Task to complete
Exactly reproduce the entries, dropping any pictures from your copy.

Data section
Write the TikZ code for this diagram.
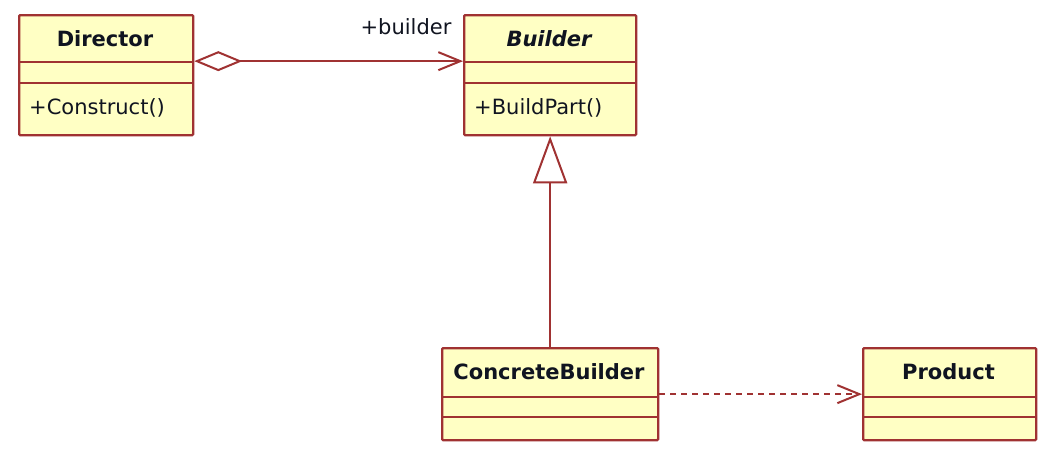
\documentclass[tikz,border=0pt]{standalone}
\usepackage{fontspec}
\setmainfont{DejaVu Sans}
\usetikzlibrary{arrows.meta}
\definecolor{umlborder}{RGB}{160,50,50}
\definecolor{umlfill}{RGB}{255,255,196}
\definecolor{umltext}{RGB}{16,20,32}
\tikzset{
  cls/.style={draw=umlborder, fill=umlfill, line width=2.3pt, rounded corners=1pt, inner sep=0pt, anchor=north west},
  divline/.style={draw=umlborder, line width=2.3pt},
  title/.style={font=\fontsize{21}{25}\selectfont\bfseries, text=umltext, inner sep=0pt},
  member/.style={font=\fontsize{21}{25}\selectfont, text=umltext, inner sep=0pt, anchor=west},
  conn/.style={draw=umlborder, line width=2pt},
}
\begin{document}
\begin{tikzpicture}[x=1pt,y=-1pt]
\useasboundingbox[fill=white] (0,0) rectangle (1063,455);
% Director
\node[cls, minimum width=174pt, minimum height=120pt] (dir) at (18,14) {};
\draw[divline] (18,62) -- (192,62);
\draw[divline] (18,83) -- (192,83);
\node[title] (dirT) at (105,39) {Director};
\node[member] (dirM) at (29,108) {+Construct()};
% Builder
\node[cls, minimum width=172pt, minimum height=120pt] (bld) at (463,14) {};
\draw[divline] (463,62) -- (635,62);
\draw[divline] (463,83) -- (635,83);
\node[title, font=\fontsize{21}{25}\selectfont\bfseries\itshape] (bldT) at (549,39) {Builder};
\node[member] (bldM) at (474,108) {+BuildPart()};
% ConcreteBuilder
\node[cls, minimum width=216pt, minimum height=92pt] (cb) at (441,347) {};
\draw[divline] (441,397) -- (657,397);
\draw[divline] (441,417) -- (657,417);
\node[title] (cbT) at (549,372) {ConcreteBuilder};
% Product
\node[cls, minimum width=173pt, minimum height=92pt] (prod) at (862,347) {};
\draw[divline] (862,397) -- (1035,397);
\draw[divline] (862,417) -- (1035,417);
\node[title] (prodT) at (948.5,372) {Product};
% connectors
\draw[conn, {Diamond[open, length=48pt, width=20pt, line width=2pt]}-{Straight Barb[length=22pt, width=18pt, line width=2pt]}]
  ([yshift=14pt]dir.east) -- ([yshift=14pt]bld.west);
\node[member, anchor=center] (lbl) at (406,27) {+builder};
\draw[conn, -{Triangle[open, length=47pt, width=34pt, line width=2pt, fill=white]}] (cb.north) -- (bld.south);
\draw[conn, dash pattern=on 6pt off 5pt, -{Straight Barb[length=22pt, width=18pt, line width=2pt]}] (cb.east) -- (prod.west);
\end{tikzpicture}
\end{document}
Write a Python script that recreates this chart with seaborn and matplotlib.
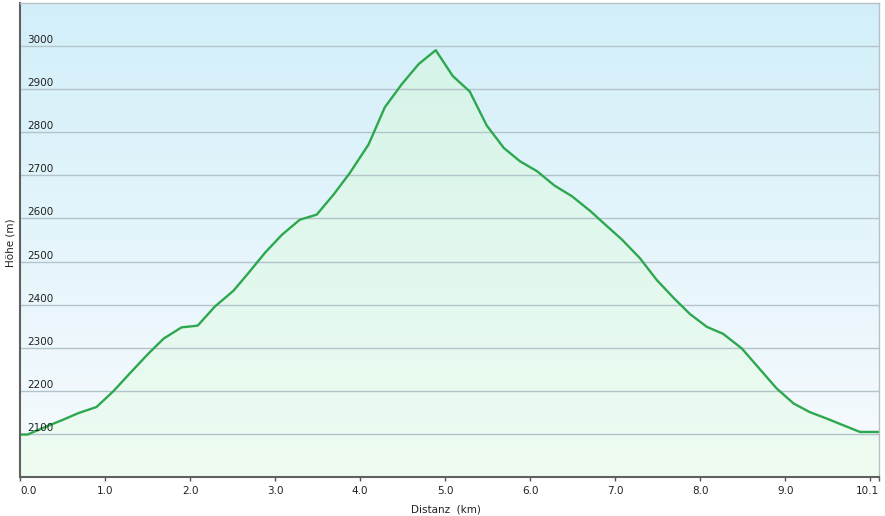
import numpy as np
import matplotlib
matplotlib.use("Agg")
from matplotlib import pyplot as plt
from matplotlib.colors import LinearSegmentedColormap
import matplotlib.transforms as mtransforms
import seaborn as sns

# elevation profile (km, m)
dist = [0.00, 0.09, 0.29, 0.49, 0.69, 0.90, 1.10, 1.31, 1.51, 1.69, 1.90, 2.09,
        2.29, 2.51, 2.69, 2.88, 3.08, 3.29, 3.49, 3.69, 3.88, 4.10, 4.29, 4.49,
        4.69, 4.89, 5.09, 5.29, 5.49, 5.69, 5.88, 6.08, 6.29, 6.49, 6.71, 6.86,
        7.08, 7.29, 7.49, 7.69, 7.88, 8.08, 8.27, 8.49, 8.71, 8.90, 9.10, 9.29,
        9.49, 9.69, 9.88, 10.10]
elev = [2098, 2098, 2115, 2131, 2148, 2162, 2199, 2244, 2286, 2321, 2347, 2351,
        2395, 2432, 2474, 2520, 2562, 2597, 2609, 2656, 2706, 2772, 2858, 2912,
        2959, 2991, 2931, 2895, 2816, 2764, 2733, 2710, 2676, 2652, 2617, 2590,
        2551, 2508, 2457, 2415, 2378, 2348, 2332, 2298, 2248, 2205, 2170, 2150,
        2135, 2119, 2104, 2104]

y_ticks = [2100, 2200, 2300, 2400, 2500, 2600, 2700, 2800, 2900, 3000]
x_ticks = [0, 1, 2, 3, 4, 5, 6, 7, 8, 9, 10, 10.1]
x_labels = ["0.0", "1.0", "2.0", "3.0", "4.0", "5.0", "6.0", "7.0", "8.0", "9.0", "10.0", "10.1"]
x_labels[10] = ""  # 10.0 label hidden behind 10.1 in the original

sns.set_style("white")
plt.rcParams['font.family'] = ['DejaVu Sans']

W, H = 885, 516
fig = plt.figure(figsize=(W / 100, H / 100), dpi=100)
ax = fig.add_axes([20 / W, 39.3 / H, 858.7 / W, 473.4 / H])

xmin, xmax, ymin, ymax = 0, 10.1, 2000, 3100
ax.set_xlim(xmin, xmax)
ax.set_ylim(ymin, ymax)

# background gradient (light blue top -> near white bottom)
bg = LinearSegmentedColormap.from_list("bg", ["#f8fbfe", "#d2eff9"])
grad = np.linspace(0, 1, 256).reshape(-1, 1)
ax.imshow(grad, extent=[xmin, xmax, ymin, ymax], origin="lower", aspect="auto",
          cmap=bg, zorder=0, interpolation="bicubic")

# green gradient fill under the curve
fill = ax.fill_between(dist, elev, ymin, color="none", lw=0)
gr = LinearSegmentedColormap.from_list("gr", ["#effcf2", "#d3f3e8"])
im = ax.imshow(grad, extent=[xmin, xmax, ymin, ymax], origin="lower", aspect="auto",
               cmap=gr, zorder=1, interpolation="bicubic")
im.set_clip_path(fill.get_paths()[0], transform=ax.transData)

# horizontal grid lines
for v in y_ticks:
    ax.axhline(v, color="#b3c3cb", lw=1, zorder=2)

sns.lineplot(x=dist, y=elev, ax=ax, color="#2ea84f", lw=1.7, zorder=4)

# y labels sit inside the plot, just above each grid line
off = mtransforms.offset_copy(ax.get_yaxis_transform(), fig=fig, x=7, y=3, units="dots")
for v in y_ticks:
    ax.text(0, v, str(v), transform=off, fontsize=7.5, color="#222222",
            ha="left", va="baseline", zorder=5)
ax.set_yticks([])

ax.set_xticks(x_ticks)
ax.set_xticklabels(x_labels, fontsize=7.5, color="#222222")
ax.tick_params(axis="x", direction="out", length=3, width=1, color="#555555", pad=4,
               bottom=True)
tl = ax.get_xticklabels()
tl[0].set_ha("left")
tl[-1].set_ha("right")

for s in ["left", "bottom"]:
    ax.spines[s].set_color("#606060")
    ax.spines[s].set_linewidth(1.5)
for s in ["top", "right"]:
    ax.spines[s].set_color("#b8c0c4")
    ax.spines[s].set_linewidth(1)
for s in ax.spines.values():
    s.set_visible(True)
    s.set_zorder(6)

ax.set_xlabel("Distanz  (km)", fontsize=7.5, color="#222222")
ax.xaxis.set_label_coords(0.4955, -0.058)
ax.set_ylabel("Höhe (m)", fontsize=7.5, color="#222222")
ax.yaxis.set_label_coords(-0.0058, 0.494)

fig.savefig("out.png", dpi=100)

Expected answer
Write the TikZ code for this diagram.
\documentclass[tikz,border=0pt]{standalone}
\usepackage{fontspec}
\setmainfont{DejaVu Sans}
\usetikzlibrary{arrows.meta}
\definecolor{umlborder}{RGB}{160,50,50}
\definecolor{umlfill}{RGB}{255,255,196}
\definecolor{umltext}{RGB}{16,20,32}
\tikzset{
  cls/.style={draw=umlborder, fill=umlfill, line width=2.3pt, rounded corners=1pt, inner sep=0pt, anchor=north west},
  divline/.style={draw=umlborder, line width=2.3pt},
  title/.style={font=\fontsize{21}{25}\selectfont\bfseries, text=umltext, inner sep=0pt},
  member/.style={font=\fontsize{21}{25}\selectfont, text=umltext, inner sep=0pt, anchor=west},
  conn/.style={draw=umlborder, line width=2pt},
}
\begin{document}
\begin{tikzpicture}[x=1pt,y=-1pt]
\useasboundingbox[fill=white] (0,0) rectangle (1063,455);
% Director
\node[cls, minimum width=174pt, minimum height=120pt] (dir) at (18,14) {};
\draw[divline] (18,62) -- (192,62);
\draw[divline] (18,83) -- (192,83);
\node[title] (dirT) at (105,39) {Director};
\node[member] (dirM) at (29,108) {+Construct()};
% Builder
\node[cls, minimum width=172pt, minimum height=120pt] (bld) at (463,14) {};
\draw[divline] (463,62) -- (635,62);
\draw[divline] (463,83) -- (635,83);
\node[title, font=\fontsize{21}{25}\selectfont\bfseries\itshape] (bldT) at (549,39) {Builder};
\node[member] (bldM) at (474,108) {+BuildPart()};
% ConcreteBuilder
\node[cls, minimum width=216pt, minimum height=92pt] (cb) at (441,347) {};
\draw[divline] (441,397) -- (657,397);
\draw[divline] (441,417) -- (657,417);
\node[title] (cbT) at (549,372) {ConcreteBuilder};
% Product
\node[cls, minimum width=173pt, minimum height=92pt] (prod) at (862,347) {};
\draw[divline] (862,397) -- (1035,397);
\draw[divline] (862,417) -- (1035,417);
\node[title] (prodT) at (948.5,372) {Product};
% connectors
\draw[conn, {Diamond[open, length=48pt, width=20pt, line width=2pt]}-{Straight Barb[length=22pt, width=18pt, line width=2pt]}]
  ([yshift=14pt]dir.east) -- ([yshift=14pt]bld.west);
\node[member, anchor=center] (lbl) at (406,27) {+builder};
\draw[conn, -{Triangle[open, length=47pt, width=34pt, line width=2pt, fill=white]}] (cb.north) -- (bld.south);
\draw[conn, dash pattern=on 6pt off 5pt, -{Straight Barb[length=22pt, width=18pt, line width=2pt]}] (cb.east) -- (prod.west);
\end{tikzpicture}
\end{document}
Write a Python script that recreates this chart with seaborn and matplotlib.
import numpy as np
import matplotlib
matplotlib.use("Agg")
from matplotlib import pyplot as plt
from matplotlib.colors import LinearSegmentedColormap
import matplotlib.transforms as mtransforms
import seaborn as sns

# elevation profile (km, m)
dist = [0.00, 0.09, 0.29, 0.49, 0.69, 0.90, 1.10, 1.31, 1.51, 1.69, 1.90, 2.09,
        2.29, 2.51, 2.69, 2.88, 3.08, 3.29, 3.49, 3.69, 3.88, 4.10, 4.29, 4.49,
        4.69, 4.89, 5.09, 5.29, 5.49, 5.69, 5.88, 6.08, 6.29, 6.49, 6.71, 6.86,
        7.08, 7.29, 7.49, 7.69, 7.88, 8.08, 8.27, 8.49, 8.71, 8.90, 9.10, 9.29,
        9.49, 9.69, 9.88, 10.10]
elev = [2098, 2098, 2115, 2131, 2148, 2162, 2199, 2244, 2286, 2321, 2347, 2351,
        2395, 2432, 2474, 2520, 2562, 2597, 2609, 2656, 2706, 2772, 2858, 2912,
        2959, 2991, 2931, 2895, 2816, 2764, 2733, 2710, 2676, 2652, 2617, 2590,
        2551, 2508, 2457, 2415, 2378, 2348, 2332, 2298, 2248, 2205, 2170, 2150,
        2135, 2119, 2104, 2104]

y_ticks = [2100, 2200, 2300, 2400, 2500, 2600, 2700, 2800, 2900, 3000]
x_ticks = [0, 1, 2, 3, 4, 5, 6, 7, 8, 9, 10, 10.1]
x_labels = ["0.0", "1.0", "2.0", "3.0", "4.0", "5.0", "6.0", "7.0", "8.0", "9.0", "10.0", "10.1"]
x_labels[10] = ""  # 10.0 label hidden behind 10.1 in the original

sns.set_style("white")
plt.rcParams['font.family'] = ['DejaVu Sans']

W, H = 885, 516
fig = plt.figure(figsize=(W / 100, H / 100), dpi=100)
ax = fig.add_axes([20 / W, 39.3 / H, 858.7 / W, 473.4 / H])

xmin, xmax, ymin, ymax = 0, 10.1, 2000, 3100
ax.set_xlim(xmin, xmax)
ax.set_ylim(ymin, ymax)

# background gradient (light blue top -> near white bottom)
bg = LinearSegmentedColormap.from_list("bg", ["#f8fbfe", "#d2eff9"])
grad = np.linspace(0, 1, 256).reshape(-1, 1)
ax.imshow(grad, extent=[xmin, xmax, ymin, ymax], origin="lower", aspect="auto",
          cmap=bg, zorder=0, interpolation="bicubic")

# green gradient fill under the curve
fill = ax.fill_between(dist, elev, ymin, color="none", lw=0)
gr = LinearSegmentedColormap.from_list("gr", ["#effcf2", "#d3f3e8"])
im = ax.imshow(grad, extent=[xmin, xmax, ymin, ymax], origin="lower", aspect="auto",
               cmap=gr, zorder=1, interpolation="bicubic")
im.set_clip_path(fill.get_paths()[0], transform=ax.transData)

# horizontal grid lines
for v in y_ticks:
    ax.axhline(v, color="#b3c3cb", lw=1, zorder=2)

sns.lineplot(x=dist, y=elev, ax=ax, color="#2ea84f", lw=1.7, zorder=4)

# y labels sit inside the plot, just above each grid line
off = mtransforms.offset_copy(ax.get_yaxis_transform(), fig=fig, x=7, y=3, units="dots")
for v in y_ticks:
    ax.text(0, v, str(v), transform=off, fontsize=7.5, color="#222222",
            ha="left", va="baseline", zorder=5)
ax.set_yticks([])

ax.set_xticks(x_ticks)
ax.set_xticklabels(x_labels, fontsize=7.5, color="#222222")
ax.tick_params(axis="x", direction="out", length=3, width=1, color="#555555", pad=4,
               bottom=True)
tl = ax.get_xticklabels()
tl[0].set_ha("left")
tl[-1].set_ha("right")

for s in ["left", "bottom"]:
    ax.spines[s].set_color("#606060")
    ax.spines[s].set_linewidth(1.5)
for s in ["top", "right"]:
    ax.spines[s].set_color("#b8c0c4")
    ax.spines[s].set_linewidth(1)
for s in ax.spines.values():
    s.set_visible(True)
    s.set_zorder(6)

ax.set_xlabel("Distanz  (km)", fontsize=7.5, color="#222222")
ax.xaxis.set_label_coords(0.4955, -0.058)
ax.set_ylabel("Höhe (m)", fontsize=7.5, color="#222222")
ax.yaxis.set_label_coords(-0.0058, 0.494)

fig.savefig("out.png", dpi=100)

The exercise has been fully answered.